Documentation > Professional+ > Observability Engine
⭐ PRO+

Observability Engine

Fleet-wide telemetry: OpenTelemetry collector deployment + lifecycle, Graylog log-forwarder sidecar attachment, and Grafana provisioning. Generates per-platform deployment plans (systemd / launchd / sysvinit / Windows services / FreeBSD rc.d) so a single server-side configuration rolls out consistently across mixed OS fleets.

Overview

The Observability Engine owns the deployment, configuration, and routing of three telemetry surfaces: the OpenTelemetry collector running on each agent (metrics + traces), the Graylog log-forwarder sidecar (syslog / file / journald shipping), and Grafana (dashboards + datasources auto-provisioned for SysManage's Postgres data). Per-host plans are generated from server-side templates so the agent never has to know how to configure these services.

Tier & Licensing

  • Enterprise tier: full observability deployment.
  • Community Edition: read-only telemetry status (is OTEL running? is Graylog attached?). No deploy / configure.

Telemetry Surfaces

OpenTelemetry Collector

A per-host OTEL collector that scrapes node-level metrics (CPU, memory, disk, network), forwards traces from instrumented apps, and ships them to a configurable backend. The engine generates platform-specific install bundles — binary + config + service unit — for Linux (systemd), FreeBSD (rc.d), OpenBSD (rc.d), NetBSD (rc.d), macOS (launchd), and Windows (Windows service).

Graylog Log Forwarder

A lightweight log-shipper sidecar that attaches to a Graylog input. Sources are configurable per host: syslog files, journald, application log files, or Windows Event Log. Detach + re-attach without restarting the SysManage agent.

Grafana Provisioning

Connect a Grafana instance and the engine auto-provisions its Postgres datasource (read-only credentials), an admin folder, and a starter dashboard pack: host inventory, package compliance, vulnerability status, agent connectivity, and update / OS-upgrade activity. Custom dashboards added through Grafana's UI are not touched by re-provisioning.

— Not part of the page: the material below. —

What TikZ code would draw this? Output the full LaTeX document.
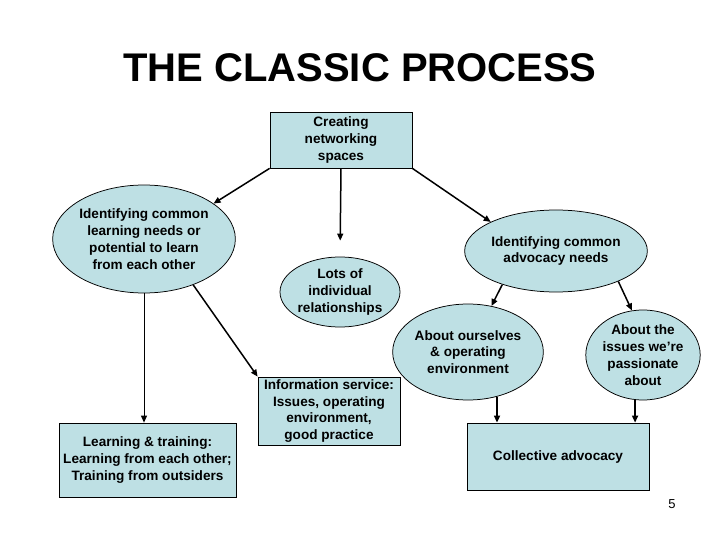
\documentclass[tikz,border=0pt]{standalone}
\usepackage{fontspec}
\setmainfont{Liberation Sans}
\usetikzlibrary{shapes.geometric,arrows.meta}
\definecolor{paleblue}{RGB}{190,224,228}
\tikzset{every picture/.style={line width=0.75pt}}
\tikzset{
  boxnode/.style={draw,fill=paleblue,inner sep=0pt,align=center,font=\bfseries\fontsize{13.6}{16.8}\selectfont},
  ovalnode/.style={ellipse,draw,fill=paleblue,inner sep=0pt,align=center,font=\bfseries\fontsize{13.6}{16.8}\selectfont},
  arr/.style={-{Triangle[length=7pt,width=6pt]},line width=1.5pt},
  thinarr/.style={-{Triangle[length=7pt,width=6pt]},line width=0.9pt}
}
\begin{document}
\begin{tikzpicture}[x=1pt,y=1pt,yscale=-1,xscale=1]
		\useasboundingbox (0,0) rectangle (720,540);
		
		% Title
		\node (title) at (360,68) {\fontsize{40}{44}\selectfont\bfseries THE CLASSIC PROCESS};
		
		% Boxes
		\node[boxnode,minimum width=142,minimum height=56] (create) at (341,140) {Creating\\networking\\spaces};
		\node[boxnode,minimum width=177,minimum height=74] (learn) at (147.5,460) {Learning \& training:\\Learning from each other;\\Training from outsiders};
		\node[boxnode,minimum width=142,minimum height=68] (info) at (329,411) {Information service:\\Issues, operating\\environment,\\good practice};
		\node[boxnode,minimum width=182,minimum height=67] (coll) at (558,456.5) {Collective advocacy};
		
		% Ellipses
		\node[ovalnode,minimum width=158,minimum height=108] (needs) at (144,239) {Identifying common\\learning needs or\\potential to learn\\from each other};
		\node[ovalnode,minimum width=120,minimum height=70] (lots) at (340,292) {Lots of\\individual\\relationships};
		\node[ovalnode,minimum width=152,minimum height=82] (advo) at (556,251) {Identifying common\\advocacy needs};
		\node[ovalnode,minimum width=124,minimum height=96] (self) at (468,352) {About ourselves\\\& operating\\environment};
		\node[ovalnode,minimum width=114,minimum height=90] (issues) at (643,355) {About the\\issues we’re\\passionate\\about};
		
		% Connectors
		\draw[arr] (create.south west) -- (needs.27);
		\draw[arr,shorten >=16pt] (create.south) -- (lots.north);
		\draw[arr] (create.south east) -- (advo.156);
		\draw[thinarr] (needs.south) -- (needs.south |- learn.north);
		\draw[arr] (needs.-43) -- (info.north west);
		\draw[arr] (advo.212) -- (self.63);
		\draw[arr] (advo.334) -- (issues.104);
		\draw[arr] (self.-57) -- (self.-57 |- coll.north);
		\draw[arr] (issues.-100) -- (issues.-100 |- coll.north);
		
		% Text Node
		\node (page) at (672,504) {\fontsize{13}{15}\selectfont 5};
		
\end{tikzpicture}
\end{document}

Open Source vs Professional+

  • Community Edition: agent reports OTEL service status and Graylog attach state via existing status messages so the host details page shows the current connectivity.
  • Professional+: deploy, start, stop, restart, and uninstall the OTEL collector across the fleet from one server-side configuration.
  • Professional+: attach hosts to a Graylog input with one click; configure source paths and TLS per host.
  • Professional+: connect Grafana, auto-provision the SysManage datasource + dashboards.

OTEL Deploy Flow

  1. User selects target hosts (singly or via fleet selector).
  2. User picks the backend (e.g. OTLP HTTP endpoint, OTLP gRPC, Prometheus remote-write).
  3. Engine generates the per-platform deployment plan: download the otelcol binary, drop the rendered config.yml in /etc/otelcol/ (or platform equivalent), install the service unit, enable + start.
  4. Agent runs the plan via apply_deployment_plan; per-step result rolls up into deployment status.
  5. Status sweep runs every minute and refreshes the per-host OTEL state; the host details page renders it.

Using the UI

From a host's Host Details page:

  • Deploy OpenTelemetry action triggers the per-host install plan; Start / Restart / Stop OpenTelemetry Service drive lifecycle.
  • Connect Host to Graylog opens the Graylog attach dialog; the engine plan installs and configures the log forwarder.
  • Enable Grafana Integration on Settings configures the datasource + provisions dashboards.

API Endpoints

  • POST /api/v1/observability/otel/deploy — deploy the collector to one or more hosts
  • POST /api/v1/observability/otel/{action} — lifecycle: start / stop / restart / uninstall
  • GET /api/v1/observability/otel/status — per-host OTEL service status
  • POST /api/v1/observability/graylog/attach — attach a host (or set of hosts) to a Graylog input
  • POST /api/v1/observability/graylog/detach — detach
  • GET /api/v1/observability/graylog/status — per-host attach state + source list
  • POST /api/v1/observability/grafana/connect — register a Grafana instance and provision dashboards
  • GET /api/v1/observability/grafana/dashboards — list provisioned dashboards

Required Permissions

  • Deploy OpenTelemetry, Start OpenTelemetry Service, Stop OpenTelemetry Service, Restart OpenTelemetry Service
  • Connect Host to Graylog, Enable Graylog Integration
  • Enable Grafana Integration

Troubleshooting

  • If the host shows OTEL as not running after a successful deploy, the engine's status sweep takes up to ~60s to refresh; force a re-check via the host details page's refresh action.
  • Graylog over TLS requires the agent host's CA bundle to trust the Graylog certificate; the attach dialog accepts a custom CA file path which the engine deploys to the agent.
  • Grafana provisioning uses the read-only Postgres credentials configured under observability.grafana.datasource in /etc/sysmanage.yaml; rotate via the Grafana datasource UI rather than re-running the connect flow.